# Raw data:
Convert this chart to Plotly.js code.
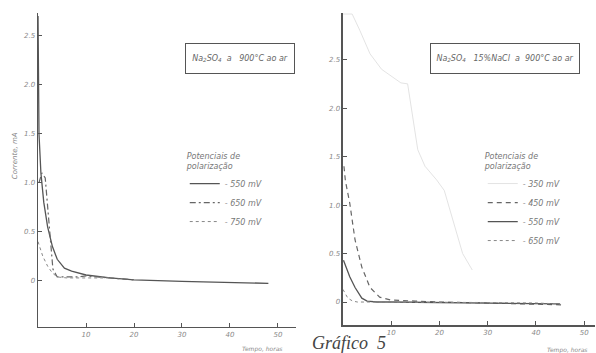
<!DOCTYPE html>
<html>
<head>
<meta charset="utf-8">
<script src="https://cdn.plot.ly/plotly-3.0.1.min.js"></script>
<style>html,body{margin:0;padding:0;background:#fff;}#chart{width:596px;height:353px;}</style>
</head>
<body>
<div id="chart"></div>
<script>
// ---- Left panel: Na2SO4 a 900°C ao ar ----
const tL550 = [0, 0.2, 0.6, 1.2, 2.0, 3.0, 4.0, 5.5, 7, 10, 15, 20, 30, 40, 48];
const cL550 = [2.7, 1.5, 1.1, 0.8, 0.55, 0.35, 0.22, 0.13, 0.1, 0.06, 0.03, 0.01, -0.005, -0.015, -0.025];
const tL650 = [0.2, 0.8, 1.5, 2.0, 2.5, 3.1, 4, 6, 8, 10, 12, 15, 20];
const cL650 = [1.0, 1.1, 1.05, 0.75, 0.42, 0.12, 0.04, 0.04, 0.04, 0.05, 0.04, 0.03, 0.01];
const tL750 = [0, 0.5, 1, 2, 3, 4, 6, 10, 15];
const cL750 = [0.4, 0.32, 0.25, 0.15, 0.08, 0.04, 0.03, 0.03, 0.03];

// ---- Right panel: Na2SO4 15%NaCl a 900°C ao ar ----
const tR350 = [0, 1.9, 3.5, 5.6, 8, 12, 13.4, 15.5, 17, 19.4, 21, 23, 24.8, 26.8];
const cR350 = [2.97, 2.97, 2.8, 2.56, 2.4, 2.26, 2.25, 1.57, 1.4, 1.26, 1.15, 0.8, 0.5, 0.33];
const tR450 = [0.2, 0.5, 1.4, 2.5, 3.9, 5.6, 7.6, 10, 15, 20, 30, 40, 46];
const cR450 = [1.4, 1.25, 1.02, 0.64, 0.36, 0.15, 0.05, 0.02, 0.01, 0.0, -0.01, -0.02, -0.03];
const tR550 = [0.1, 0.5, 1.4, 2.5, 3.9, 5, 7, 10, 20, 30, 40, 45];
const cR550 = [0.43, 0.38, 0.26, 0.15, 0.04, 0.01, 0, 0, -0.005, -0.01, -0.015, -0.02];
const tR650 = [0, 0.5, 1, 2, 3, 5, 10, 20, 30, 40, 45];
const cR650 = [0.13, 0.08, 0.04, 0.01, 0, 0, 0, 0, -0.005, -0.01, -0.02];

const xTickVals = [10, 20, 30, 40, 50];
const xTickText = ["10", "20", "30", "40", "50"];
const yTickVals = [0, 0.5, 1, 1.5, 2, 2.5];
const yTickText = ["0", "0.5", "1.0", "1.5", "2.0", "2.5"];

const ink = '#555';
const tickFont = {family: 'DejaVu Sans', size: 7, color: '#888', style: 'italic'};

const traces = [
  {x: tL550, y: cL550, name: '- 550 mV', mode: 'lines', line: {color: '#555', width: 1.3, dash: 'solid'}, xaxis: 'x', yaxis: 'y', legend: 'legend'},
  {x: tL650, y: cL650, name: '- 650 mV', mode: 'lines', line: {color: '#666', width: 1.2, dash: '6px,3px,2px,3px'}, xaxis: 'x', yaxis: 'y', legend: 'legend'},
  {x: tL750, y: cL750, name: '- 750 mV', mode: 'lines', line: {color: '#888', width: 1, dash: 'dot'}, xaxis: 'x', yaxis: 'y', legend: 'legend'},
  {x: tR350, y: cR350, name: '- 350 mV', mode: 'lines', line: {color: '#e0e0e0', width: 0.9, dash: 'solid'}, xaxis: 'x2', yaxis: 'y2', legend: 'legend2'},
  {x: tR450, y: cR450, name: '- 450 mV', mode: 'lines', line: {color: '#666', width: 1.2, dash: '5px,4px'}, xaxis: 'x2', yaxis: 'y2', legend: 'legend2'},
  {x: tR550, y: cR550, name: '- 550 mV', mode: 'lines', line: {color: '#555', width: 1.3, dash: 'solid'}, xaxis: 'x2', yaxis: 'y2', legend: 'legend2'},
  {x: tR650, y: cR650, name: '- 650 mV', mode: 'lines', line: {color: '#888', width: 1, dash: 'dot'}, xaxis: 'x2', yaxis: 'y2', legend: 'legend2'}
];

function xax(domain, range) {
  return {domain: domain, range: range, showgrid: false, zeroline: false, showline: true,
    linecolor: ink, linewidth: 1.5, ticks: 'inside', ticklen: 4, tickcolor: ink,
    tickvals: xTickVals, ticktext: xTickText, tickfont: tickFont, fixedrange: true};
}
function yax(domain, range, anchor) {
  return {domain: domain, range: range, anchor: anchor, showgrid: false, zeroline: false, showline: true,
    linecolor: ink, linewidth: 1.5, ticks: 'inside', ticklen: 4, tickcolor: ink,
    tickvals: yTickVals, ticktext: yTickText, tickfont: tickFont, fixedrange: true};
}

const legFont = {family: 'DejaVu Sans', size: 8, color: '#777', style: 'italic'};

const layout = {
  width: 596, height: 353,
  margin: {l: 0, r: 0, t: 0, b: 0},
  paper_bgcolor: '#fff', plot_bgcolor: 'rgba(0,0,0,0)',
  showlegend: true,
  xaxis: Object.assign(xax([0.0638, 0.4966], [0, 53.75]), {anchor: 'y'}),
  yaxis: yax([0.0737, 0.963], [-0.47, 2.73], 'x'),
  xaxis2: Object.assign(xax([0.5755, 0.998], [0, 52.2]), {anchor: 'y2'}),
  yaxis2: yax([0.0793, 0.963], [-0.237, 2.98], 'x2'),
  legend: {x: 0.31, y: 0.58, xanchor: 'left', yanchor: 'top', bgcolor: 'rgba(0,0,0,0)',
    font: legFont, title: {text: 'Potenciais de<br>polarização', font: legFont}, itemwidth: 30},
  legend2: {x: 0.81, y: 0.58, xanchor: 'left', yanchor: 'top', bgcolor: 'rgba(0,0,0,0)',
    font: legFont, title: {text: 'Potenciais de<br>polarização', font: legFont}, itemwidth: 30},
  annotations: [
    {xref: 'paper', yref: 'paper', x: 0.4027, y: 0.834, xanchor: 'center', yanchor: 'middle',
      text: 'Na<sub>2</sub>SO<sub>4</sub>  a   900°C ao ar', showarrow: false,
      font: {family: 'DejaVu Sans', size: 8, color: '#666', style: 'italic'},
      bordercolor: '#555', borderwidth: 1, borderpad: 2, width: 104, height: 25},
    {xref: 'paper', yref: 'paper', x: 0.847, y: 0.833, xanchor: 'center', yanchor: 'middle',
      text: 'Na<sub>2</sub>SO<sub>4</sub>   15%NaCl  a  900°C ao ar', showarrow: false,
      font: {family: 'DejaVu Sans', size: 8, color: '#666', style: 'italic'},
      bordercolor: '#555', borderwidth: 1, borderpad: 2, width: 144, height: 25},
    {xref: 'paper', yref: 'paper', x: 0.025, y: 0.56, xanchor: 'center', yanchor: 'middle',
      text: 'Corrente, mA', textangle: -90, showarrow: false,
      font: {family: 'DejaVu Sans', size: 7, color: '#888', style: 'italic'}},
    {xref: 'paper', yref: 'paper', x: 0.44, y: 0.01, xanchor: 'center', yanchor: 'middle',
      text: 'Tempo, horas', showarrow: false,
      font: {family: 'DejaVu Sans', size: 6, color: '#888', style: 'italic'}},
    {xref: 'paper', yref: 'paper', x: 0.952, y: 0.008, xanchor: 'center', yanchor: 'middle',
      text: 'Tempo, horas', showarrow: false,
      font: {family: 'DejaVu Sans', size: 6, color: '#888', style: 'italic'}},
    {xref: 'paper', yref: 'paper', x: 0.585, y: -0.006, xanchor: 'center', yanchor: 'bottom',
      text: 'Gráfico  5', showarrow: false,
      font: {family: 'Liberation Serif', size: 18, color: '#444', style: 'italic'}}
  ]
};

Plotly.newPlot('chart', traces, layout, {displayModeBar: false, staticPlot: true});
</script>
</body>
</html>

# What to do:
Looking at the listing above, how many of its lines contain the string "chart"? Give the number alone.

# Result:
4